Begur itself is interesting; a hilltop town with a castle at the top, now ruined. It still has a handful of 16th-century defensive towers, rather curious looking, and over a dozen 19th-century mansions built by returning new fortunes made in Cuba. Around town there are a number of viewpoints. John observed that Begur seems to attract visitors that are particularly well off. I'm not convinced, but do concede that it is obviously not a family beach town given the geography; that is, situated a few kilometers inland from the coast and beaches.
Changing buses at the Palafrugell Bus Station on our way from Girona to Begur was easy. You can spot our travel backpacks, with the black and blue covers, just to the right of the bike.
The view to the Castillo from Mirador del poeta Joan Vinyoli with a parking lot and 19-century mansions (right), a glimpse of the Mediterranean (center), and a defensive tower (left).
The sunset view from the terrace of our hotel.
The aptly named Long Stone Bench (Es Pedrís Llarg) is along the side of the Church of Sant Pere and faces the Plaça de la Vila de Begur.

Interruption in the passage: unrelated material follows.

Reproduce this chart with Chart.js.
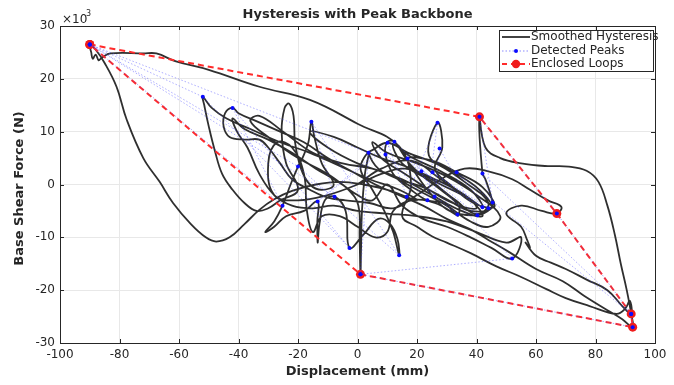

Peeking in the 2nd floor window of an old mansion.
Many of the houses built with money earned in Cuba had New World scenes painted on their porch walls.
The view north from Mirador de Sant Ramon, located just below the Castillo, was amazing.
That's Illes Medes near right, and Cap de Creus in the distance.
The same view from the Castillo.
There was a strong chilly wind at the Castillo ruins, but great views north to the Pyreneese and French border.
View back to Begur. You can see a defensive tower at center bottom.